Republicans now realize they have no good way to stop President Obama's executive actions on immigration, so they've decided there's no real downside to allowing funding to run out for the Department of Homeland Security. From Politico
[L]eading Republicans say the fallout would be limited if Congress fails to act. In private conversations and in meetings around the Capitol and on the House floor, top House GOP figures say most of DHS’s 280,000 employees will stay on the job even without a new funding bill because they are considered essential employees — though their paychecks would stop coming in the meantime.
Yeah, who cares about those 300,000 employees and their paychecks?
Apparently, even some Republicans are surprised at how irrational their colleagues have become just several weeks into the 114th. The increasingly small number of grownups in the GOP caucus thought not funding DHS last year would bring a sense of cohesion and urgency to the caucus this year around the DHS funding fight.
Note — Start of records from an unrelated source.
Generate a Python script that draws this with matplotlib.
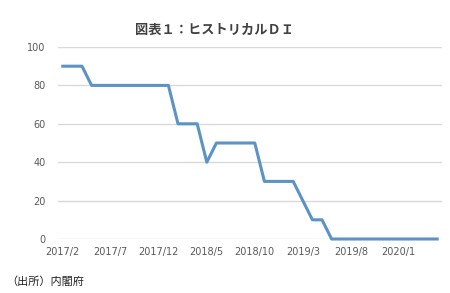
import numpy as np
import matplotlib
matplotlib.use("Agg")
import matplotlib.pyplot as plt

plt.rcParams['font.family'] = ['Noto Sans CJK JP', 'DejaVu Sans']

# monthly DI, 2017/2 .. 2020/5
months = []
for i in range(40):
    y = 2017 + (1 + i) // 12
    m = (1 + i) % 12 + 1
    months.append("%d/%d" % (y, m))
di_values = [90, 90, 90,
             80, 80, 80, 80, 80, 80, 80, 80, 80,
             60, 60, 60,
             40,
             50, 50, 50, 50, 50,
             30, 30, 30, 30,
             20,
             10, 10,
             0, 0, 0, 0, 0, 0, 0, 0, 0, 0, 0, 0]
y_ticks = [0, 20, 40, 60, 80, 100]

fig = plt.figure(figsize=(4.5, 2.93), dpi=100)
ax = fig.add_axes([58/450, 1-239/293, 384/450, 192/293])

x = np.arange(len(months))
ax.plot(x, di_values, color='#5B93C5', linewidth=2.2, clip_on=False, zorder=3)

ax.set_xlim(-0.5, len(months) - 0.5)
ax.set_ylim(0, 100)
ax.set_yticks(y_ticks)
ax.set_xticks(x[::5])
ax.set_xticklabels(months[::5])
ax.grid(axis='y', color='#D9D9D9', linewidth=1)
ax.set_axisbelow(True)
for s in ax.spines.values():
    s.set_visible(False)
ax.tick_params(length=0, labelsize=7, colors='#595959', pad=6)
ax.tick_params(axis='y', pad=9)
for lab in ax.get_xticklabels() + ax.get_yticklabels():
    lab.set_family('DejaVu Sans')

fig.text(214/450, 1-30/293, "図表１：ヒストリカルＤＩ", ha='center', va='center',
         fontsize=9.5, fontweight='bold', color='#404040')
fig.text(6/450, 1-282/293, "（出所）内閣府", ha='left', va='center',
         fontsize=8, color='#222222')

fig.savefig("out.png", dpi=100)
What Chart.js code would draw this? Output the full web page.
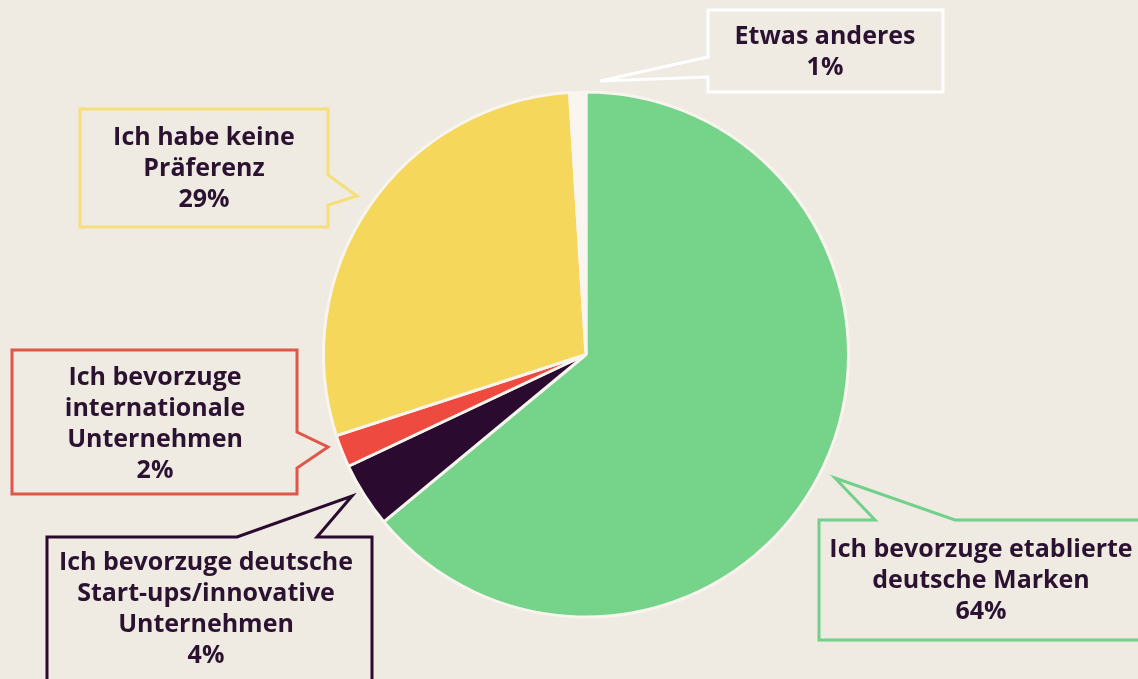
<!DOCTYPE html>
<html>
<head>
<meta charset="utf-8">
<script src="https://cdn.jsdelivr.net/npm/chart.js@4.4.1/dist/chart.umd.min.js"></script>
<style>
    html, body { margin: 0; padding: 0; background: #efebe3; }
    #wrap { width: 1138px; height: 679px; position: relative; }
</style>
</head>
<body>
<div id="wrap"><canvas id="pieChart"></canvas></div>
<script>
// Survey answers, clockwise from 12 o'clock
const categories = [
    'Ich bevorzuge etablierte deutsche Marken',
    'Ich bevorzuge deutsche Start-ups/innovative Unternehmen',
    'Ich bevorzuge internationale Unternehmen',
    'Ich habe keine Präferenz',
    'Etwas anderes'
];
const labelLines = [
    ['Ich bevorzuge etablierte', 'deutsche Marken'],
    ['Ich bevorzuge deutsche', 'Start-ups/innovative', 'Unternehmen'],
    ['Ich bevorzuge', 'internationale', 'Unternehmen'],
    ['Ich habe keine', 'Präferenz'],
    ['Etwas anderes']
];
const shares = [64, 4, 2, 29, 1];

const sliceColors = ['#76d38a', '#2a0a2e', '#ef4a3f', '#f5d85b', '#faf5ef'];
const boxColors = ['#72d08a', '#2a0a2e', '#e0574a', '#f6df78', '#ffffff'];

// speech bubble outlines (page pixels), one per category
const bubbles = [
    { pts: [[819,520],[875,520],[835,478],[955,520],[1150,520],[1150,640],[819,640]], cx: 981, y0: 550 },
    { pts: [[47,537],[237,537],[352,496],[317,537],[372,537],[372,700],[47,700]], cx: 206, y0: 563 },
    { pts: [[12,350],[297,350],[297,432],[328,447],[297,468],[297,494],[12,494]], cx: 155, y0: 378 },
    { pts: [[80,109],[328,109],[328,175],[357,196],[328,205],[328,227],[80,227]], cx: 204, y0: 138 },
    { pts: [[708,10],[943,10],[943,92],[708,92],[708,77],[600,81],[708,57]], cx: 825, y0: 37 }
];

const calloutPlugin = {
    id: 'callouts',
    afterDraw(chart) {
        const ctx = chart.ctx;
        ctx.save();
        bubbles.forEach((b, i) => {
            ctx.beginPath();
            b.pts.forEach((p, j) => j ? ctx.lineTo(p[0], p[1]) : ctx.moveTo(p[0], p[1]));
            ctx.closePath();
            ctx.lineWidth = 3;
            ctx.lineJoin = 'miter';
            ctx.strokeStyle = boxColors[i];
            ctx.stroke();

            const lines = labelLines[i].concat([shares[i] + '%']);
            ctx.fillStyle = '#2b1230';
            ctx.font = 'bold 25px "Open Sans"';
            ctx.textAlign = 'center';
            ctx.textBaseline = 'middle';
            lines.forEach((t, k) => ctx.fillText(t, b.cx, b.y0 + k * 31));
        });
        ctx.restore();
    }
};

const pieChart = new Chart(document.getElementById('pieChart'), {
    type: 'pie',
    data: {
        labels: categories,
        datasets: [{
            data: shares,
            backgroundColor: sliceColors,
            borderColor: '#f8f4ee',
            borderWidth: 3
        }]
    },
    options: {
        responsive: true,
        maintainAspectRatio: false,
        animation: false,
        events: [],
        layout: {
            padding: { top: 90, bottom: 60, left: 322, right: 288 }
        },
        plugins: {
            legend: { display: false },
            tooltip: { enabled: false }
        }
    },
    plugins: [calloutPlugin]
});
</script>
</body>
</html>
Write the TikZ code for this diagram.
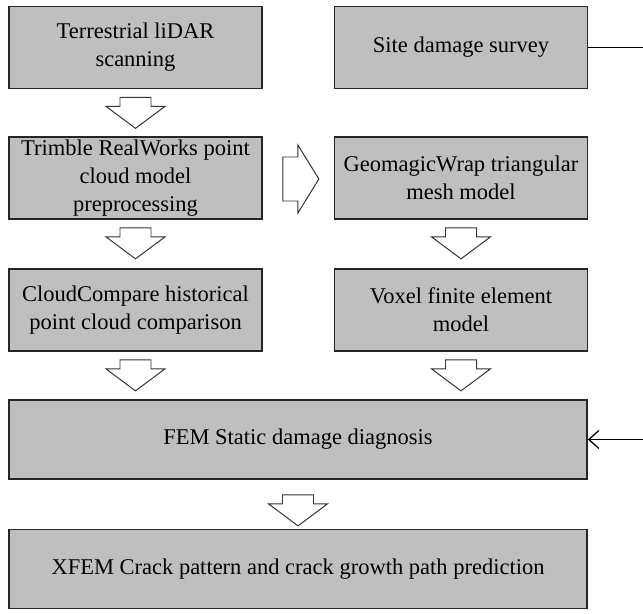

[T]hey were betting that even their unpredictable and restless rank and file would blink when it came to national security.
Bad bet. Senate Democrats put Majority Leader Mitch McConnell on notice yesterday that he wouldn't get any of their votes if the DHS funding bill contained riders—such as the anti-immigrant measures the House attached. McConnell hasn't yet indicated his path forward. But House Republicans are already saying they won't vote on a bill that simply funds DHS without targeting immigrants.
Senior sources in House Republican leadership are now saying they will not bring up a so-called “clean” DHS funding bill. They hope the Senate can insert some language to change part of Obama’s executive actions on immigration and are privately warning that a “clean bill will not fly in the House,” as one senior leadership aide put it. Several GOP aides said they were hoping the White House intervenes soon and accepts some changes to Obama’s immigration actions to avoid a showdown.
More magical thinking from the increasingly discordant Republican majority in Congress. They can't agree on a reasonable path forward, so they're looking to the White House to solve their problems. Fool proof.